The venture is being backed by the Investment Bank Berlin’s (IBB) venture capital fund for the creative industries, VC Fonds Kreativwirtschaft Berlin, and a number of private investors.
PTI’s core business will be international film licensing and the production of international feature films in an integrated business model which brings production and sales together under one roof. The company also plans to attract production companies from Scandinavia, Canada and South Africa onboard as strategic shareholders.
Speaking exclusively to Screen Daily, Rothbauer, who had been head of sales and acquisitions at Beta Cinema until last year, explained: “It had been clear to me and Alec from the outset when we were drawing up our business concept that the company would be based in Berlin.”
“And one of the key criteria of the VC Fonds is that they expect you to come to them with both a coherent business model and plan as well as another investor or group of investors to match the fund’s investment.”
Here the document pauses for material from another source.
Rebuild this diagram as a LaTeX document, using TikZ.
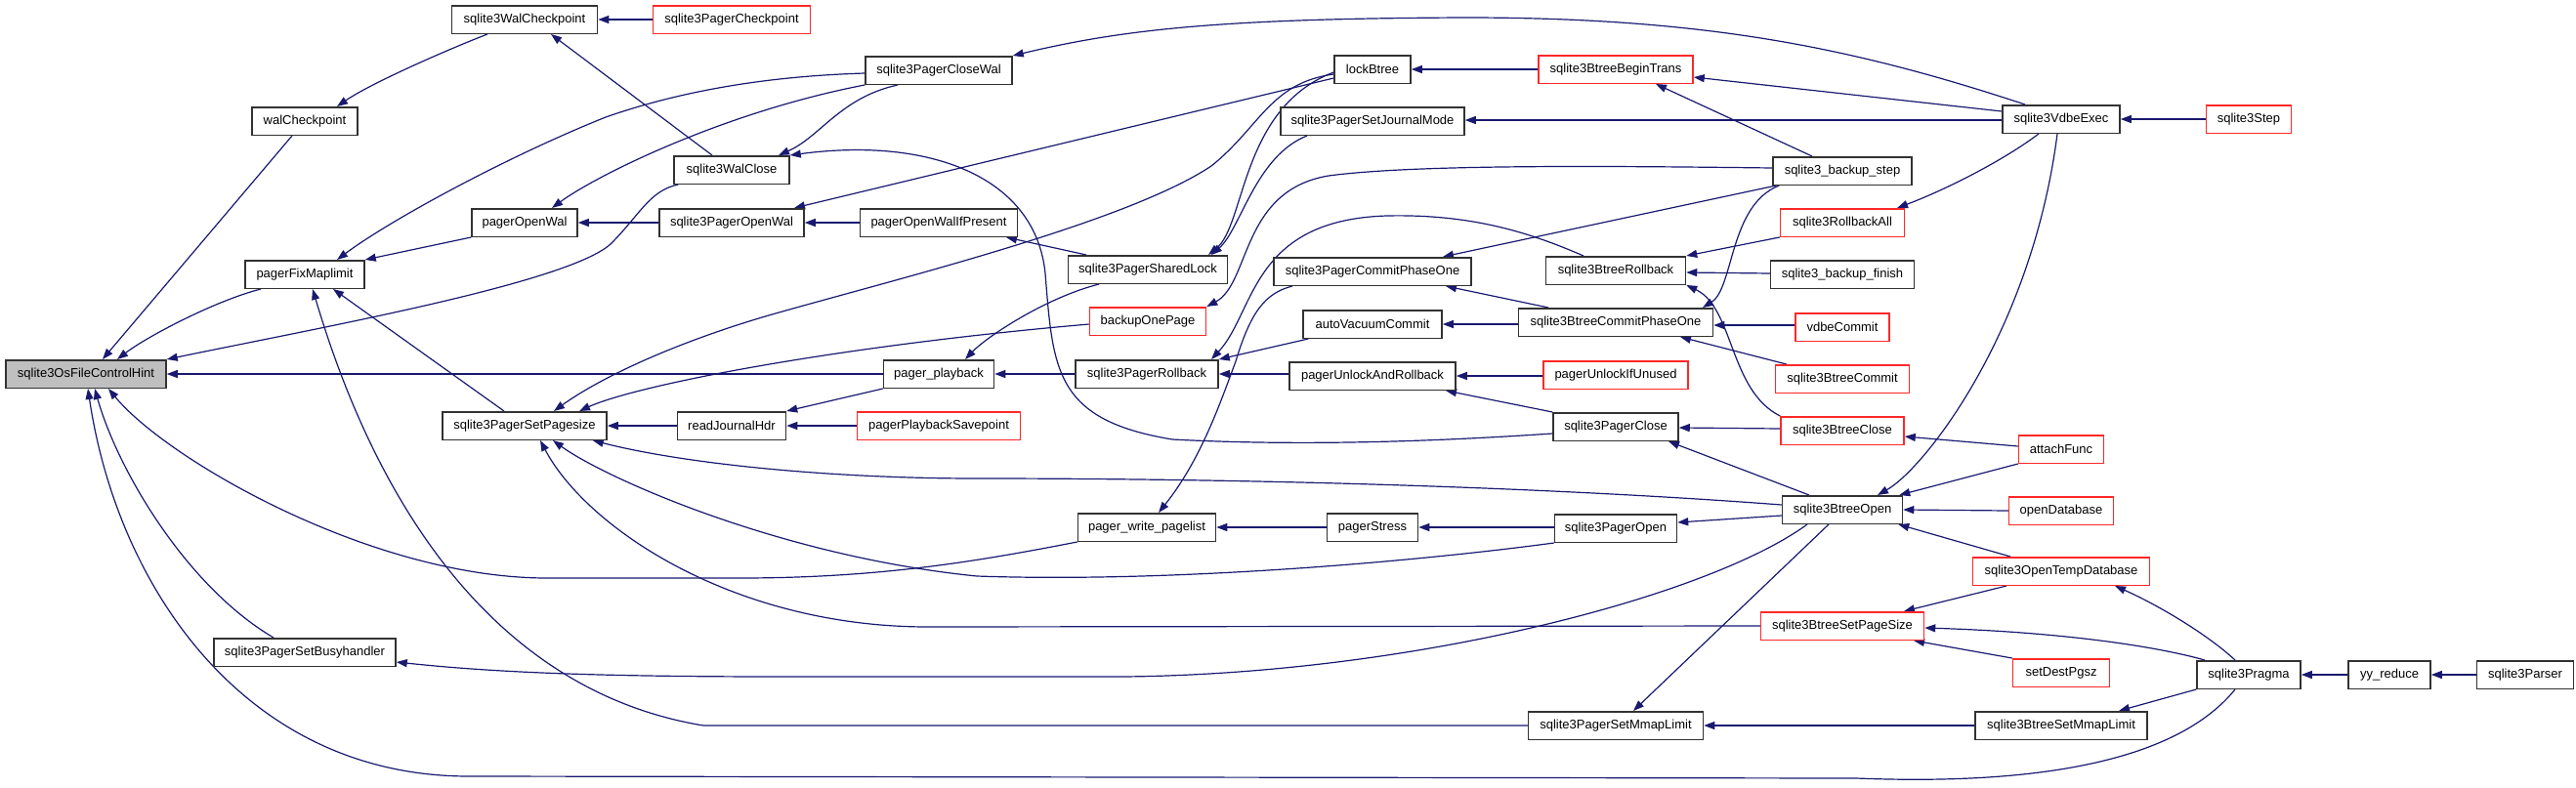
\documentclass[tikz,border=0pt]{standalone}
\usepackage{fontspec}
\setmainfont{Liberation Sans}
\usetikzlibrary{arrows.meta}
\definecolor{edgecol}{RGB}{25,25,112}
\definecolor{nodeborder}{RGB}{50,50,50}
\definecolor{nodered}{RGB}{255,40,40}
\pgfdeclarelayer{bg}
\pgfsetlayers{bg,main}
\begin{document}
\begin{tikzpicture}[x=1pt,y=-1pt,
  fn/.style={draw=nodeborder, line width=1.5pt, fill=white, minimum height=28.5pt, inner sep=0pt, font=\fontsize{13}{15}\selectfont},
  fnred/.style={fn, draw=nodered},
  edge/.style={draw=edgecol, line width=1.2pt, {Triangle[length=11pt,width=8pt]}-}]
\useasboundingbox (0,0) rectangle (2637,806);
\node[fn,fill=gray!50,minimum width=164pt] (osfch) at (88,383) {sqlite3OsFileControlHint};
\node[fn,minimum width=108pt] (walcp) at (312,124) {walCheckpoint};
\node[fn,minimum width=122pt] (pfm) at (312,281) {pagerFixMaplimit};
\node[fn,minimum width=186pt] (busy) at (312,668) {sqlite3PagerSetBusyhandler};
\node[fn,minimum width=149pt] (swcp) at (537,20) {sqlite3WalCheckpoint};
\node[fn,minimum width=108pt] (pow) at (537,228) {pagerOpenWal};
\node[fn,minimum width=168pt] (psps) at (537,436) {sqlite3PagerSetPagesize};
\node[fnred,minimum width=161pt] (pcp) at (749,20) {sqlite3PagerCheckpoint};
\node[fn,minimum width=118pt] (wclose) at (749,174) {sqlite3WalClose};
\node[fn,minimum width=148pt] (spow) at (749,228) {sqlite3PagerOpenWal};
\node[fn,minimum width=111pt] (rjh) at (749,436) {readJournalHdr};
\node[fn,minimum width=150pt] (pcw) at (961,72) {sqlite3PagerCloseWal};
\node[fn,minimum width=161pt] (powip) at (961,228) {pagerOpenWalIfPresent};
\node[fn,minimum width=113pt] (pplay) at (961,383) {pager\_playback};
\node[fnred,minimum width=167pt] (ppsp) at (961,436) {pagerPlaybackSavepoint};
\node[fn,minimum width=163pt] (shl) at (1175,276) {sqlite3PagerSharedLock};
\node[fnred,minimum width=119pt] (bop) at (1175,329) {backupOnePage};
\node[fn,minimum width=146pt] (prb) at (1174,383) {sqlite3PagerRollback};
\node[fn,minimum width=141pt] (pwp) at (1174,540) {pager\_write\_pagelist};
\node[fn,minimum width=78pt] (lockb) at (1405,71) {lockBtree};
\node[fn,minimum width=188pt] (sjm) at (1405,124) {sqlite3PagerSetJournalMode};
\node[fn,minimum width=202pt] (pcpo) at (1405,278) {sqlite3PagerCommitPhaseOne};
\node[fn,minimum width=142pt] (avc) at (1405,332) {autoVacuumCommit};
\node[fn,minimum width=170pt] (puar) at (1405,385) {pagerUnlockAndRollback};
\node[fn,minimum width=93pt] (pstress) at (1405,540) {pagerStress};
\node[fnred,minimum width=158pt] (bbt) at (1654,71) {sqlite3BtreeBeginTrans};
\node[fn,minimum width=143pt] (brb) at (1654,277) {sqlite3BtreeRollback};
\node[fn,minimum width=199pt] (bcpo) at (1654,330) {sqlite3BtreeCommitPhaseOne};
\node[fnred,minimum width=148pt] (puiu) at (1654,384) {pagerUnlockIfUnused};
\node[fn,minimum width=128pt] (pclose) at (1654,437) {sqlite3PagerClose};
\node[fn,minimum width=125pt] (popen) at (1654,541) {sqlite3PagerOpen};
\node[fn,minimum width=179pt] (psml) at (1654,743) {sqlite3PagerSetMmapLimit};
\node[fn,minimum width=142pt] (bstep) at (1886,175) {sqlite3\_backup\_step};
\node[fnred,minimum width=127pt] (rball) at (1886,228) {sqlite3RollbackAll};
\node[fn,minimum width=147pt] (bfin) at (1886,281) {sqlite3\_backup\_finish};
\node[fnred,minimum width=96pt] (vdbec) at (1886,335) {vdbeCommit};
\node[fnred,minimum width=137pt] (bcommit) at (1886,388) {sqlite3BtreeCommit};
\node[fnred,minimum width=126pt] (bclose) at (1886,441) {sqlite3BtreeClose};
\node[fn,minimum width=123pt] (bopen) at (1886,522) {sqlite3BtreeOpen};
\node[fnred,minimum width=167pt] (bsps) at (1886,641) {sqlite3BtreeSetPageSize};
\node[fn,minimum width=120pt] (vexec) at (2110,122) {sqlite3VdbeExec};
\node[fnred,minimum width=87pt] (attach) at (2110,460) {attachFunc};
\node[fnred,minimum width=107pt] (opendb) at (2110,523) {openDatabase};
\node[fnred,minimum width=181pt] (otd) at (2110,585) {sqlite3OpenTempDatabase};
\node[fnred,minimum width=99pt] (sdp) at (2110,689) {setDestPgsz};
\node[fn,minimum width=176pt] (bsml) at (2110,743) {sqlite3BtreeSetMmapLimit};
\node[fnred,minimum width=87pt] (step) at (2302,122) {sqlite3Step};
\node[fn,minimum width=106pt] (pragma) at (2302,691) {sqlite3Pragma};
\node[fn,minimum width=84pt] (yyr) at (2446,691) {yy\_reduce};
\node[fn,minimum width=99pt] (parser) at (2585,691) {sqlite3Parser};
\begin{pgfonlayer}{bg}
\draw[edge] ([xshift=17pt]osfch.north) -- ([xshift=-13pt]walcp.south);
\draw[edge] ([xshift=32pt]osfch.north) .. controls (150,345) and (220,308) .. ([xshift=-45pt]pfm.south);
\draw[edge] (osfch.north east) .. controls (330,335) and (580,290) .. (625,250) .. controls (655,220) and (665,195) .. ([xshift=5pt]wclose.south west);
\draw[edge] (osfch.east) -- (pplay.west);
\draw[edge] ([xshift=23pt]osfch.south) .. controls (170,470) and (380,592) .. (560,592) -- (757,592) .. controls (900,592) and (1000,575) .. (pwp.south west);
\draw[edge] ([xshift=9pt]osfch.south) .. controls (120,480) and (190,600) .. ([xshift=-32pt]busy.north);
\draw[edge] ([xshift=2pt]osfch.south) .. controls (120,600) and (250,795) .. (480,795) -- (1900,797) .. controls (2050,803) and (2220,790) .. ([xshift=-14pt]pragma.south);
\draw[edge] ([xshift=33pt]walcp.north) .. controls (380,85) and (460,50) .. ([xshift=-38pt]swcp.south);
\draw[edge] (swcp.east) -- (pcp.west);
\draw[edge] ([xshift=27pt]swcp.south) -- ([xshift=-20pt]wclose.north);
\draw[edge] ([xshift=33pt]pfm.north) .. controls (400,225) and (520,160) .. (620,120) .. controls (720,85) and (820,77) .. ([yshift=-3pt]pcw.west);
\draw[edge] (pfm.north east) -- (pow.south west);
\draw[edge] ([xshift=29pt]pfm.south) -- ([xshift=-21pt]psps.north);
\draw[edge] ([xshift=8pt]pfm.south) .. controls (360,430) and (460,700) .. (720,743) -- (psml.west);
\draw[edge] ([xshift=28pt]pow.north) .. controls (610,180) and (740,115) .. (pcw.south west);
\draw[edge] (pow.east) -- (spow.west);
\draw[edge] ([xshift=30pt]psps.north) .. controls (610,390) and (680,355) .. (780,325) .. controls (900,290) and (1150,230) .. (1240,170) .. controls (1290,130) and (1300,85) .. ([yshift=-5pt]lockb.west);
\draw[edge] ([xshift=56pt]psps.north) .. controls (650,395) and (850,355) .. ([yshift=-3pt]bop.west);
\draw[edge] (psps.east) -- (rjh.west);
\draw[edge] ([xshift=-15pt]psps.south east) .. controls (700,475) and (850,490) .. (1000,490) .. controls (1300,490) and (1600,500) .. ([yshift=5pt]bopen.west);
\draw[edge] ([xshift=29pt]psps.south) .. controls (620,490) and (800,570) .. (1000,590) .. controls (1200,597) and (1450,575) .. (popen.south west);
\draw[edge] ([xshift=16pt]psps.south) .. controls (600,540) and (750,642) .. (950,642) -- (bsps.west);
\draw[edge] ([yshift=-10pt]busy.east) .. controls (500,688) and (600,693) .. (800,693) -- (1150,693) .. controls (1450,690) and (1750,610) .. ([xshift=-36pt]bopen.south);
\draw[edge] ([xshift=48pt]wclose.north) .. controls (840,140) and (860,100) .. ([xshift=-42pt]pcw.south);
\draw[edge] (wclose.north east) .. controls (950,140) and (1060,180) .. (1070,280) .. controls (1078,380) and (1080,430) .. (1200,450) .. controls (1350,458) and (1500,450) .. ([yshift=-7pt]pclose.west);
\draw[edge] ([xshift=64pt]spow.north) -- ([yshift=-9pt]lockb.west);
\draw[edge] (spow.east) -- (powip.west);
\draw[edge] (rjh.north east) -- (pplay.south west);
\draw[edge] (rjh.east) -- (ppsp.west);
\draw[edge] (pcw.north east) .. controls (1150,30) and (1250,19) .. (1500,18) .. controls (1750,18) and (1900,50) .. ([xshift=-37pt]vexec.north);
\draw[edge] ([xshift=69pt]powip.south) -- ([xshift=-63pt]shl.north);
\draw[edge] ([xshift=27pt]pplay.north) .. controls (1010,345) and (1070,305) .. ([xshift=-50pt]shl.south);
\draw[edge] (pplay.east) -- (prb.west);
\draw[edge] ([xshift=62pt]shl.north) .. controls (1275,230) and (1270,110) .. ([yshift=-3pt]lockb.west);
\draw[edge] ([xshift=65pt]shl.north) .. controls (1270,235) and (1285,160) .. ([xshift=-67pt]sjm.south);
\draw[edge] (bop.north east) .. controls (1280,290) and (1270,195) .. (1360,180) .. controls (1450,168) and (1650,170) .. ([yshift=3pt]bstep.west);
\draw[edge] ([xshift=66pt]prb.north) .. controls (1285,320) and (1280,225) .. (1420,221) .. controls (1510,219) and (1570,240) .. ([xshift=-33pt]brb.north);
\draw[edge] (prb.north east) -- ([xshift=6pt]avc.south west);
\draw[edge] (prb.east) -- ([yshift=2pt]puar.west);
\draw[edge] ([xshift=12pt]pwp.north) .. controls (1230,470) and (1250,410) .. (1265,370) .. controls (1280,320) and (1295,300) .. ([xshift=-82pt]pcpo.south);
\draw[edge] (pwp.east) -- (pstress.west);
\draw[edge] (lockb.east) -- (bbt.west);
\draw[edge] ([yshift=1pt]sjm.east) -- ([yshift=-1pt]vexec.west);
\draw[edge] ([xshift=72pt]pcpo.north) -- ([xshift=4pt]bstep.south west);
\draw[edge] ([xshift=75pt]pcpo.south) -- ([xshift=-69pt]bcpo.north);
\draw[edge] (avc.east) -- ([yshift=-2pt]bcpo.west);
\draw[edge] (puar.east) -- ([yshift=-1pt]puiu.west);
\draw[edge] ([xshift=75pt]puar.south) -- (pclose.north west);
\draw[edge] (pstress.east) -- ([yshift=1pt]popen.west);
\draw[edge] ([yshift=-8pt]bbt.east) -- ([yshift=8pt]vexec.west);
\draw[edge] ([xshift=41pt]bbt.south) -- ([xshift=-31pt]bstep.north);
\draw[edge] (brb.north east) -- (rball.south west);
\draw[edge] ([yshift=-2pt]brb.east) -- ([yshift=1pt]bfin.west);
\draw[edge] (brb.south east) .. controls (1775,315) and (1770,400) .. (bclose.north west);
\draw[edge] ([xshift=89pt]bcpo.north) .. controls (1775,295) and (1770,210) .. ([xshift=7pt]bstep.south west);
\draw[edge] ([yshift=-3pt]bcpo.east) -- ([yshift=2pt]vdbec.west);
\draw[edge] ([xshift=66pt]bcpo.south) -- ([xshift=12pt]bcommit.north west);
\draw[edge] ([yshift=-1pt]pclose.east) -- ([yshift=2pt]bclose.west);
\draw[edge] ([xshift=54pt]pclose.south) -- ([xshift=-34pt]bopen.north);
\draw[edge] ([yshift=6pt]popen.east) -- ([yshift=-6pt]bopen.west);
\draw[edge] ([xshift=18pt]psml.north) -- ([xshift=-14pt]bopen.south);
\draw[edge] (psml.east) -- (bsml.west);
\draw[edge] ([xshift=56pt]rball.north) .. controls (1990,195) and (2050,165) .. ([xshift=-23pt]vexec.south);
\draw[edge] ([yshift=-6pt]bclose.east) -- ([yshift=3pt]attach.west);
\draw[edge] ([xshift=36pt]bopen.north) .. controls (1970,480) and (2080,340) .. ([xshift=-4pt]vexec.south);
\draw[edge] ([xshift=-4pt]bopen.north east) -- (attach.south west);
\draw[edge] (bopen.east) -- (opendb.west);
\draw[edge] ([xshift=-5pt]bopen.south east) -- ([xshift=-52pt]otd.north);
\draw[edge] ([xshift=63pt]bsps.north) -- ([xshift=-56pt]otd.south);
\draw[edge] ([yshift=-2pt]bsps.east) .. controls (2100,647) and (2200,660) .. ([xshift=-45pt]pragma.north);
\draw[edge] ([xshift=73pt]bsps.south) -- (sdp.north west);
\draw[edge] (vexec.east) -- (step.west);
\draw[edge] ([xshift=55pt]otd.south) .. controls (2210,620) and (2260,650) .. ([xshift=-14pt]pragma.north);
\draw[edge] ([xshift=59pt]bsml.north) -- (pragma.south west);
\draw[edge] (pragma.east) -- (yyr.west);
\draw[edge] (yyr.east) -- (parser.west);
\end{pgfonlayer}
\end{tikzpicture}
\end{document}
“What finally clinched it for us at the IBB was our combined wealth of experience in world sales and production as well as the business concept,” added Schulmann, who had first met Rothbauer in 2005 during the shooting of Sergei Bodrov’s Oscar-nominated Mongol – The Rise To Power of Genghis Khan.
“In fact, this is the first film sales and production company ever to have been backed by the VC Fonds,” Rothbauer pointed out.
“We will be present at the European Film Market and the Berlinale Co-Production Market to introduce the company and start acquiring projects. The first line-up would then be presented at the Cannes Film Market in May,” he continued.
“Moreover, by Cannes, we should then be able to name the production companies we have won as strategic shareholders/investors in the company. The motivation behind this is about securing content in the long-term for both the sales and co-production operations.”
“Our focus is primarily on English language productions and this is why we have looked for strategic partners in these three particular regions of Scandinavia, Canada and South Africa,” Schulmann explained.
“There are various scenarios possible for cooperation: one element would see projects from these partners coming to Picture Tree for sales; a second one would be shareholder-producers co-producing with us; a third would give us the flexibility to co-produce with other third parties; and the fourth would be a classic third party acquisition from a non-shareholder-producer,” Rothbauer said.
“We also want to dispel any impression that Picture Tree will be a ‘closed shop’ and the shareholder producers are bound exclusively to us,” he noted. “There will be cases where these producers co-produce with other companies or where, for contractual reasons, their films are handled by another sales agent. It’s all about having the right balance, openness and commitment.”